I am hosting on Digital Ocean, so after a droplet is spinned up and a K3s cluster is created, I can just simply cd
into the infra repo, and execute
$ helmfile sync
which will install Istio, configure its components, and take care of setting up the TLS certificate as well.
This can be achieved with a helmfile
like this one (it’s just an excerpt):
repositories:
- name: incubator
url: https://charts.helm.sh/incubator
- name: istio
url: git+https://github.com/istio/istio@manifests/charts?sparse=0&ref=1.9.3
- name: istio-control
url: git+https://github.com/istio/istio@manifests/charts/istio-control?sparse=0&ref=1.9.3
...
releases:
- name: istio-base
chart: istio/base
namespace: istio-system
createNamespace: true
- name: istio-discovery
chart: istio-control/istio-discovery
namespace: istio-system
needs:
- istio-system/istio-base
values:
- global:
hub: docker.io/istio
tag: 1.9.3
- pilot:
resources:
requests:
cpu: 500m
memory: 2048Mi
autoscaleEnabled: false
- meshConfig:
accessLogFile: /dev/stdout
...
At this point, I have a few additional yaml files to manage security policies, telemetry, and a simple manifest that describes the deployment of the blog. These should be also implemented as part of the helmfile pipeline.
All this lays a solid foundation for implementing GitOps later with flux and/or Argo CD.
Application
The application is a simple Hugo blog, which resides in a repository called blog
.
All the artifacts are here, next to a Dockerfile, which is used to build the container that’s being deployed by the aforementioned yaml file.
When I want to have a new version of the blog out, I just have to re-generate the site and push a new Docker image, then after the deployment is restarted the new version is out.
This part can be automated further like the infrastructure itself of course, but the current state is simple enough and provides convenient workflows.
Monitoring
One of the main reasons behind using Istio for this project was to have an extensive set of metrics related to the services I am running.
Istio gives you these nearly out of the box, but there’s a price to pay, because you will be dealing with tons of high cardinality metrics, and these require some additional care before you can really leverage the potential of having them. More on this later.
This is a snippet of what you can get.
All this (and much more!), without a single line of code at the application level.
I am using kube-prometheus-stack to deploy Prometheus-operator and its ecosystem, and I am using a custom version of the Prometheus installation referenced by Istio.
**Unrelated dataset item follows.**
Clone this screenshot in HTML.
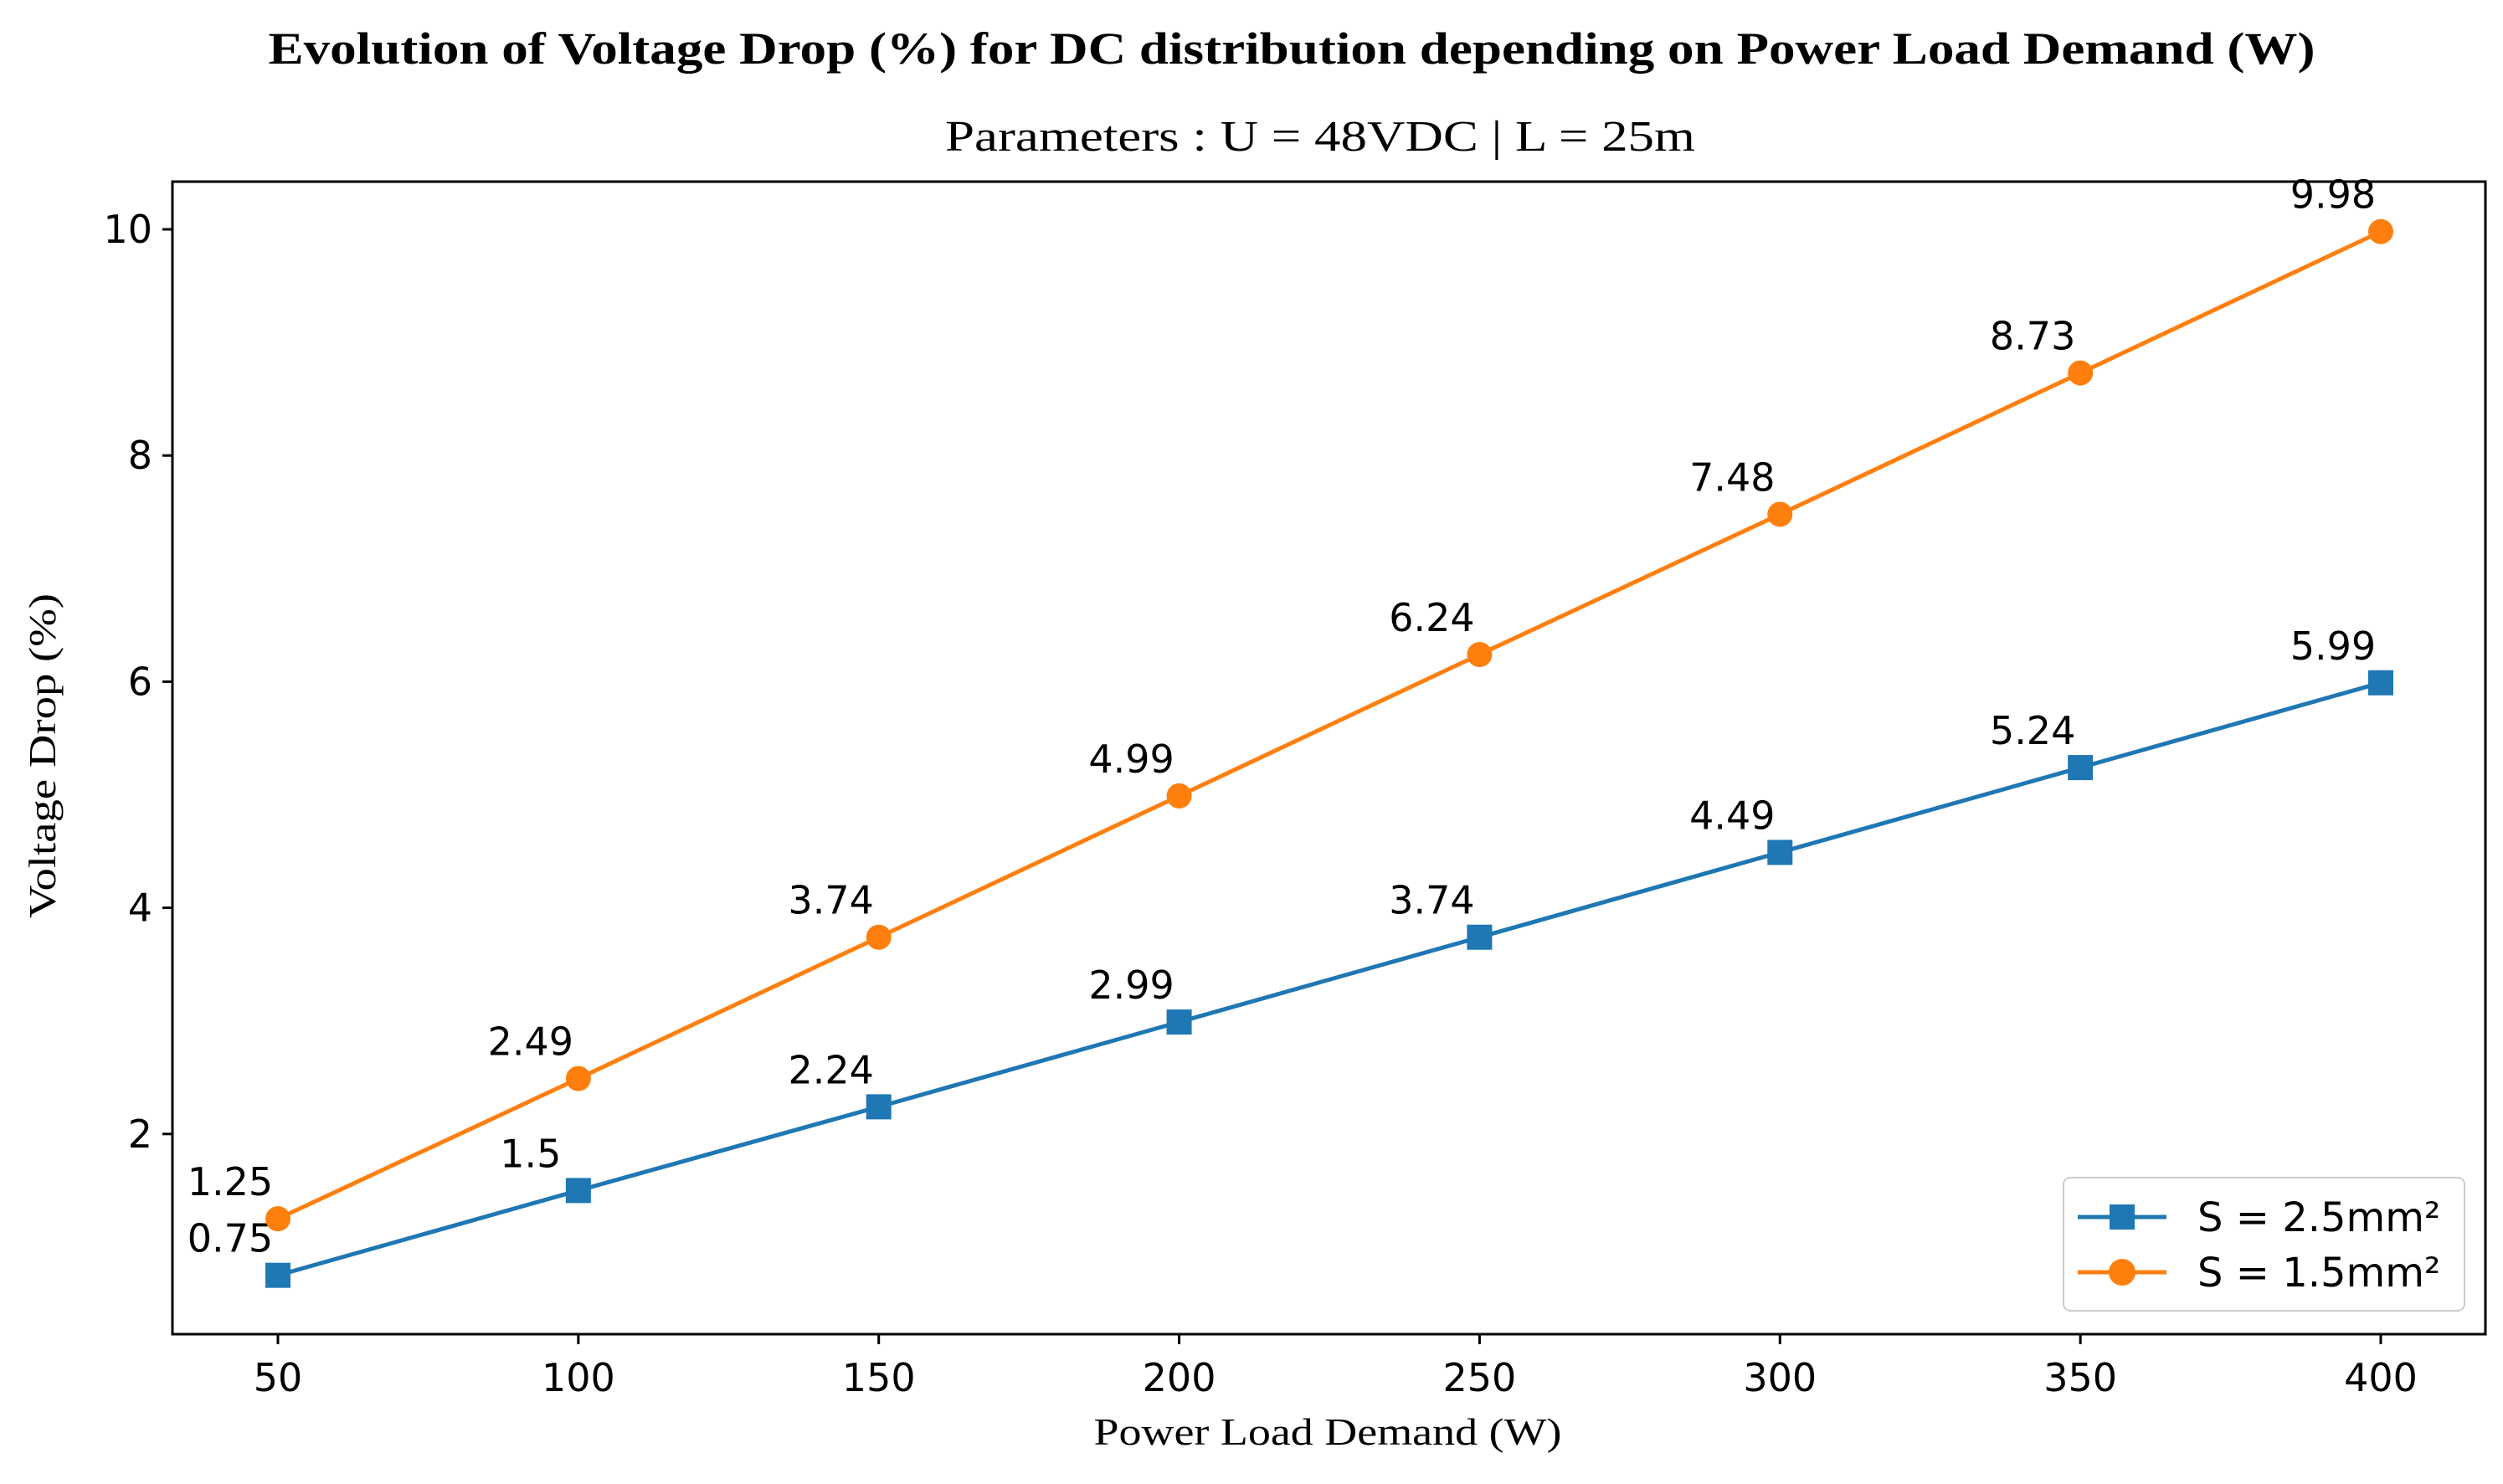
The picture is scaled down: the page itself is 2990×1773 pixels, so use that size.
<!DOCTYPE html>
<html><head><meta charset="utf-8"><style>
body{margin:0;background:#fff}
svg text{font-family:"DejaVu Sans","Liberation Sans",sans-serif}
.serif{font-family:"Liberation Serif","DejaVu Serif",serif}
</style></head><body>
<svg id="chart" width="2990" height="1768" xmlns="http://www.w3.org/2000/svg">
<rect width="2990" height="1768" fill="#fff"/>
<text class="serif" x="1543" y="76" text-anchor="middle" font-size="54" font-weight="bold" textLength="2445" lengthAdjust="spacingAndGlyphs">Evolution of Voltage Drop (%) for DC distribution depending on Power Load Demand (W)</text>
<text class="serif" x="1577" y="180" text-anchor="middle" font-size="52" textLength="896" lengthAdjust="spacingAndGlyphs">Parameters : U = 48VDC | L = 25m</text>
<text class="serif" x="1586" y="1726" text-anchor="middle" font-size="46" textLength="559" lengthAdjust="spacingAndGlyphs">Power Load Demand (W)</text>
<text class="serif" transform="translate(66,903) rotate(-90)" text-anchor="middle" font-size="46" textLength="388" lengthAdjust="spacingAndGlyphs">Voltage Drop (%)</text>
<g id="ticks"></g>
<g id="series"></g>
<rect x="206" y="217" width="2763" height="1377" fill="none" stroke="#000" stroke-width="3"/>
<g>
<rect x="2465" y="1407" width="479" height="159" rx="8" fill="#fff" fill-opacity="0.8" stroke="#ccc" stroke-width="2"/>
<g>
<line x1="2482" y1="1454" x2="2588" y2="1454" stroke="#1f77b4" stroke-width="5"/>
<rect x="2520" y="1439" width="30" height="30" fill="#1f77b4"/>
<text x="2625" y="1471" font-size="48">S = 2.5mm²</text>
</g>
<g>
<line x1="2482" y1="1520" x2="2588" y2="1520" stroke="#ff7f0e" stroke-width="5"/>
<circle cx="2535" cy="1520" r="16" fill="#ff7f0e"/>
<text x="2625" y="1537" font-size="48">S = 1.5mm²</text>
</g>
</g>
</svg>
<script>
const loads=[50,100,150,200,250,300,350,400];
const drop25=[0.75,1.5,2.24,2.99,3.74,4.49,5.24,5.99];
const drop15=[1.25,2.49,3.74,4.99,6.24,7.48,8.73,9.98];
const xTicks=[50,100,150,200,250,300,350,400];
const yTicks=[2,4,6,8,10];
const NS="http://www.w3.org/2000/svg";
function xs(v){return 332+(v-50)*(2844-332)/350;}
function ys(v){return 274+(10-v)*135.1;}
function mk(t,a,p){const e=document.createElementNS(NS,t);for(const k in a)e.setAttribute(k,a[k]);p.appendChild(e);return e;}
const tg=document.getElementById('ticks');
xTicks.forEach(v=>{
 const l=mk('line',{x1:xs(v),x2:xs(v),y1:1594,y2:1606,stroke:'#000','stroke-width':3},tg);
 
 
 const t=mk('text',{x:xs(v),y:1662,'text-anchor':'middle','font-size':46},tg);t.textContent=v;
 
 
});
yTicks.forEach(v=>{
 const l=mk('line',{x1:194,x2:206,y1:ys(v),y2:ys(v),stroke:'#000','stroke-width':3},tg);
 
 
 const t=mk('text',{x:182,y:ys(v)+16,'text-anchor':'end','font-size':46},tg);t.textContent=v;
 
 
});
const sg=document.getElementById('series');
function series(vals,color,shape,name){
 const g=mk('g',{},sg);
 
 
 mk('polyline',{points:vals.map((v,i)=>xs(loads[i])+','+ys(v)).join(' '),fill:'none',stroke:color,'stroke-width':5},g);
 vals.forEach((v,i)=>{
  const cx=xs(loads[i]),cy=ys(v);
  let m;
  if(shape==='sq')m=mk('rect',{x:cx-15,y:cy-15,width:30,height:30,fill:color},g);
  else m=mk('circle',{cx:cx,cy:cy,r:15,fill:color},g);
  
  
  const t=mk('text',{x:cx-57,y:cy-28,'text-anchor':'middle','font-size':46},g);t.textContent=v;
  
  
 });
}
series(drop25,'#1f77b4','sq','series-2.5mm');
series(drop15,'#ff7f0e','ci','series-1.5mm');
</script>
</body></html>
These are set up in a federated fashion to achieve the Istio Observability Best Practices.
I have a dedicated helm chart to manage my custom Grafana dashboards, which should also be added to the helmfile workflow.
Logging
I always wanted to try out Loki (by Grafana), but up to this point, I never had the time to add it to a project.
For this blog, I wanted to have a simple, lightweight log-aggregator that can grep all the logs of the pods, store these efficiently, and since Loki can do exactly that and since it can make the correlation with Prometheus metrics a breeze it was a good match.
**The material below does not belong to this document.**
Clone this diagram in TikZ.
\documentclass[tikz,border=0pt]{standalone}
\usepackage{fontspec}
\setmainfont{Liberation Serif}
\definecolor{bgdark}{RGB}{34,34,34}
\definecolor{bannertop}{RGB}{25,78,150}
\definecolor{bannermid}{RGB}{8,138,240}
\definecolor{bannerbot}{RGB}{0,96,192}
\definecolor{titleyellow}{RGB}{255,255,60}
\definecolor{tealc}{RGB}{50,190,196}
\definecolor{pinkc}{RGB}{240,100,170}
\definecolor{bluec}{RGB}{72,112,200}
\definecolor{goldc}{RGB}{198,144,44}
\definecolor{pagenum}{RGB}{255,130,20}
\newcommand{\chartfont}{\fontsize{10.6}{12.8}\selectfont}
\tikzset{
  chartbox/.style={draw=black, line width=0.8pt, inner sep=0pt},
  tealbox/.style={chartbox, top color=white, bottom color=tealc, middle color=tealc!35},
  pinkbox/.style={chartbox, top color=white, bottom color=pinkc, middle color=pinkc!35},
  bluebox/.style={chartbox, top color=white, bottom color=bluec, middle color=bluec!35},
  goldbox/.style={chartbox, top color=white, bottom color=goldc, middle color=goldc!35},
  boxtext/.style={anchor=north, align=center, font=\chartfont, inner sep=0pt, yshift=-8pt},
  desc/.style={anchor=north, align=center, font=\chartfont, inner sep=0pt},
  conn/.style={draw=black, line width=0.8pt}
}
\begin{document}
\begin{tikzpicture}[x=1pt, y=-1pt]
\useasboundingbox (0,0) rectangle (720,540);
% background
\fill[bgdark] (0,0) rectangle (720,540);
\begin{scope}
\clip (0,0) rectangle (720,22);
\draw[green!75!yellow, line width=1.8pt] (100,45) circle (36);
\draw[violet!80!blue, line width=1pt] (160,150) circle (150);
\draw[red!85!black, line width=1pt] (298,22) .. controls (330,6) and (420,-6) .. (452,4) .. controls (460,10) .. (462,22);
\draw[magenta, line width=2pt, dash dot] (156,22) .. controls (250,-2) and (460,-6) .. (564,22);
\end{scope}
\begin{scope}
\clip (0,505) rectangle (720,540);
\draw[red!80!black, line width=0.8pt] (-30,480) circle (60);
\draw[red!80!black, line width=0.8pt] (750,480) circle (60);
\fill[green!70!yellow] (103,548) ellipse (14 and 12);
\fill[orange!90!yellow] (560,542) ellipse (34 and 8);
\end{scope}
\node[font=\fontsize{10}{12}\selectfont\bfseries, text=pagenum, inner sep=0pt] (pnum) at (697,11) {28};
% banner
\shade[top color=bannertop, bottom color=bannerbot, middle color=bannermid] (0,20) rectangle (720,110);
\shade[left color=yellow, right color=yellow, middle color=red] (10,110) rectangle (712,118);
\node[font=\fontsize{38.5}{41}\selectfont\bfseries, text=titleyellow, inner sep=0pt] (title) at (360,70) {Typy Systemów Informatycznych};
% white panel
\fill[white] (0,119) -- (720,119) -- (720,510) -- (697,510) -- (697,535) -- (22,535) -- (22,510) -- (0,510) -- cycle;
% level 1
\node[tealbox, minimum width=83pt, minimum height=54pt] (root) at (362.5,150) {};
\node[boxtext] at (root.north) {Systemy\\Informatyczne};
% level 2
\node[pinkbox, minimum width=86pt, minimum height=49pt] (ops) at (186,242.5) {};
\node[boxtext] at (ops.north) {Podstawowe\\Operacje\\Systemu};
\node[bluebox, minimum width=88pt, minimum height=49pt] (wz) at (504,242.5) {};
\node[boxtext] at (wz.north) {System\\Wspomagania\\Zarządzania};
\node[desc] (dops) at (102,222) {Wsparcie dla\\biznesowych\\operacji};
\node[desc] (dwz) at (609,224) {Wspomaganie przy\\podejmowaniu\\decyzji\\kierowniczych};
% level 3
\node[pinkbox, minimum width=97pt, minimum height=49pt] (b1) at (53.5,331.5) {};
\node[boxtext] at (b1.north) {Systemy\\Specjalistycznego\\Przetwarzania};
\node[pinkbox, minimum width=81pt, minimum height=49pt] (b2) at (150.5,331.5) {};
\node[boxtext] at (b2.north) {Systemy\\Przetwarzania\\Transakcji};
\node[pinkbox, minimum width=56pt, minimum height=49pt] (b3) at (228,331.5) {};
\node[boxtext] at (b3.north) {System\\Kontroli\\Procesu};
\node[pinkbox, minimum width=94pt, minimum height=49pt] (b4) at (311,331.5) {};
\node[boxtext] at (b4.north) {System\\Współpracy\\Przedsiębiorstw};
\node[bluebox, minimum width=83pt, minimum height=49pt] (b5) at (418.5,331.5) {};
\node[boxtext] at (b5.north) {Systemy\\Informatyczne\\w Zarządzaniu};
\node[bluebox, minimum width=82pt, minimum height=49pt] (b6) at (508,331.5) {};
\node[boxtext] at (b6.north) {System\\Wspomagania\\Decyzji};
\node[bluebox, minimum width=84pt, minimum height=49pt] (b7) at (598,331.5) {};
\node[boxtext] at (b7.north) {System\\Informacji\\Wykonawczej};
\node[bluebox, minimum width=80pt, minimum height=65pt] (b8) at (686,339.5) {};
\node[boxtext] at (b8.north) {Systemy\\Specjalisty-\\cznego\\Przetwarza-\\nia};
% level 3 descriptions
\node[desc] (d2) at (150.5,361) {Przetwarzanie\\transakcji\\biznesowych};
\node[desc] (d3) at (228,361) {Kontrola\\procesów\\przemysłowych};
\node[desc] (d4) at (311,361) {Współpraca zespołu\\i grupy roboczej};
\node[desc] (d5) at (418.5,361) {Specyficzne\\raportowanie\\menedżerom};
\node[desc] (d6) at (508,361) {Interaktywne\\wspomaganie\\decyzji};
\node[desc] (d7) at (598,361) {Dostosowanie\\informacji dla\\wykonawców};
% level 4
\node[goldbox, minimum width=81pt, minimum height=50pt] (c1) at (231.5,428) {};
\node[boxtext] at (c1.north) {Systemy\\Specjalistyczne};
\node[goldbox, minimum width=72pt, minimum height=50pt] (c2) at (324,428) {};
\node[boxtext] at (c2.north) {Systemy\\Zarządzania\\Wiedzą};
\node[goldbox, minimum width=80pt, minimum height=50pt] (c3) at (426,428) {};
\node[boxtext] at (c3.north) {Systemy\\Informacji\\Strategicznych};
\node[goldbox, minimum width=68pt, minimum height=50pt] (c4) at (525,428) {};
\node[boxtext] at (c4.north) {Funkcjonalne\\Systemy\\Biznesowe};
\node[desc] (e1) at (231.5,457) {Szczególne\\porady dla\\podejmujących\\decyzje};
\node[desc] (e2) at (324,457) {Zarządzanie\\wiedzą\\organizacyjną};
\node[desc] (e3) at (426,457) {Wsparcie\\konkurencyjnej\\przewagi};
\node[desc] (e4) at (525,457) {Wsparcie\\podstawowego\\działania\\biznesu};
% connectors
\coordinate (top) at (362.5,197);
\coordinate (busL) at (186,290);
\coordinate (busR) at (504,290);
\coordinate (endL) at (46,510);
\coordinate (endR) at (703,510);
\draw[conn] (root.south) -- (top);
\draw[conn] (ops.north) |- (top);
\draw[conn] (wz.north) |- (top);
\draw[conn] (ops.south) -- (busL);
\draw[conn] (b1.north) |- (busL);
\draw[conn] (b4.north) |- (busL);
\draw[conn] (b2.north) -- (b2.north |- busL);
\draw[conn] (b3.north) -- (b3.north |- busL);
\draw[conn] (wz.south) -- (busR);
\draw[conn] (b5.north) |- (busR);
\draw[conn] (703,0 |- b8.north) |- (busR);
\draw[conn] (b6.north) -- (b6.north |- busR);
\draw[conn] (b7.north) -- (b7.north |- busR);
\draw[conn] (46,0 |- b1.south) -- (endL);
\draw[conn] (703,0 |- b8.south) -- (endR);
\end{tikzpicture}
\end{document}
Like the rest of the stack, Loki is deployed via Helm charts, I am using the official loki-stack for this purpose.
This chart extends the chart of each individual component’s charts, and these can be also found in this repository in case anyone would need to check all possible configuration options.
I am using Loki with Promtail as the log-forwarder agent, and without Grafana, because Loki is added to kube-prometheus-stack’s Grafana as a datasource.
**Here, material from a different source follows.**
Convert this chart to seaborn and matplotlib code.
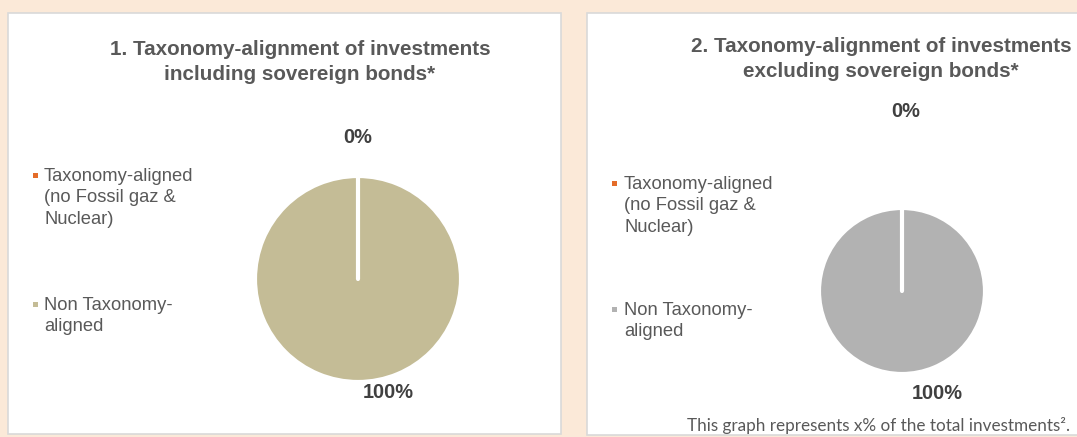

One thing that I would definitely highlight here is setting appropriate resource requests and limits because without these the components might run amok. And there are only a few things worst than missing logs because of CPU throttling or OOMKills.
I have a fairly simple configuration with BoltDB Shipper set up for storing the index on the local filesystem.
To get an overview of the performance of this implementation, I have ServiceMonitors enabled for both components. This way I can visualize the performance on Grafana dashboards and detect any bottlenecks.
Be aware that Loki is not your regular log-aggregator, so pay close attention to the best practices especially to high cardinality, because their tagline is true in this regard as well:
Like Prometheus, but for logs.
Now, it’s possible to visualize the logs right next to the metrics.
Outro
All of this took just a few hours to set up, which was surprising to me as well.
- Domain registration + basic DNS management: 0.5h
- Initial configuration of K3d + Istio + TLS: 1h
- Setting up the blog itself: 1h
- Implementing the helmfile pipeline, adding monitoring, and refining security policies: 1.5h
- Adding logging: 1h
Sum: 5h
Basically, I was able to push a working PoC out under 2h, which is great. Of course, this wouldn’t be possible without countless hours of Istio troubleshooting in production, which is what I am doing at my daily job for almost a year now.
Deciding on the tech behind the blog itself required some research as I was not familiar with the current options. My first plan was to use Ghost, but I’ve switched to Hugo to reduce complexity. So we can add a few hours of research to the final sum.
Overengineered? Yes, probably. But isn’t most of the architectures out there?
That’s not an excuse of course.
We will see.